Political risk

Tim Geithner’s plan to fix the toxic asset problem relies on the participation of the private sector.  Unfortunately for the plan, the private sector has been learning over the past weeks that it is dangerous to go into business with the government.  Promises that were made at the time were quickly discarded, but no one can hold the government to its promises.  Even promises that were enshrined in legislation are in the process of being revoked.

In today’s political climate, you would be crazy to enter a partnership with the government if you have any other choice.  Some firms may have no other choice, but Geithner’s plan relies on participation from solvent firms.  Those firms can afford to decline, and some, such as the Bridgewater hedge fund, are deciding to do just that.

Bridgewater’s manager, Ray Dalio, wrote to his investors:

Then there is the issue about the political risk, which we are more concerned about because there will be such a limited number of managers being allowed to participate in this program that it raises possibilities (or at least perceived possibilities) of them colluding because they all know each other. Either these investments will make a lot of money for their investors or the government will lose a lot of money — in either case, there will be reasons for politicians to complain and to focus on the five winners to see how they “abused” the system.

Dalio nails it here.  If the plan results in a profit, participants will make a lot of money.  They will be vilified for it, and perhaps face a 90% tax on their profits.  If the plan results in a loss, the government will lose a lot of money.  The participants will be vilified even more, and perhaps be charged with some trumped-up crime.  Either way, the small number of participants will set up charges of collusion, which will be key to the ensuing vilification and/or prosecution.  Dalio says to hell with it, he’s not going to play.

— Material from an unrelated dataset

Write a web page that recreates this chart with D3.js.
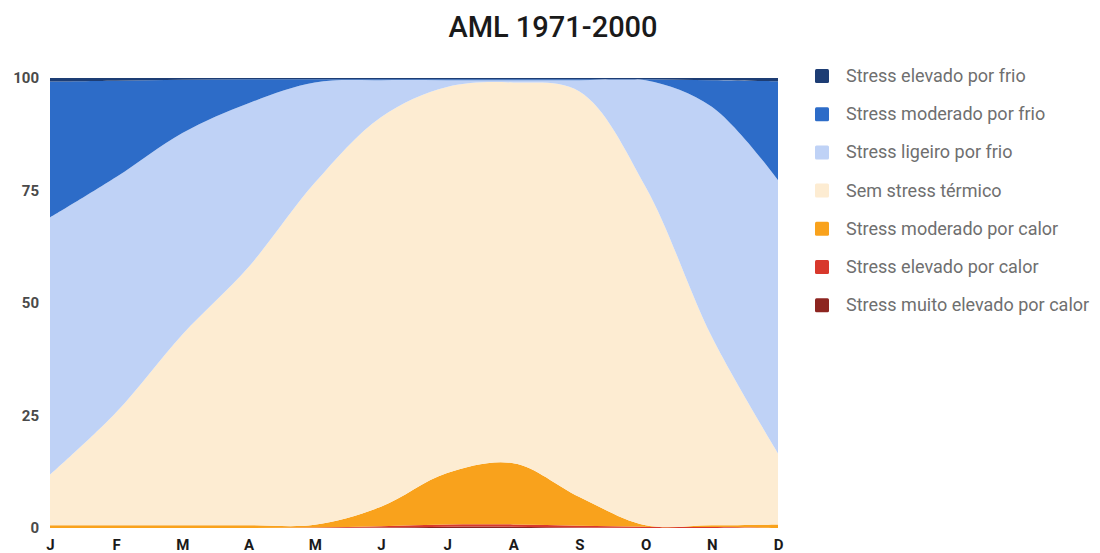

What we have here is a consequence of the congressional/presidential tantrum over the last few weeks.  There’s always political risk, but the behavior of our leadership has ratcheted it to extreme levels.  Quite simply, the government has shown that it cannot be trusted to abide by any agreement it makes right now, even if it’s written into law. Geithner’s plan had a lot stacked against it already, and this could be the final blow.

UPDATE: The Economist’s story on the Geithner plan also sees political risk as a problem:

This time, too, the sweet terms have piqued the interest of big fund managers, such as BlackRock and PIMCO. The biggest obstacle to their participation is no longer financial risk but the political sort, thanks to the bonus frenzy over American International Group (AIG). The Obama administration may have toned down its Wall Street-bashing, and Congress is rethinking its plan to tax bonuses at up to 90%. But many still worry that they could become a target if they reap big windfalls.

Gee, why would they worry about that?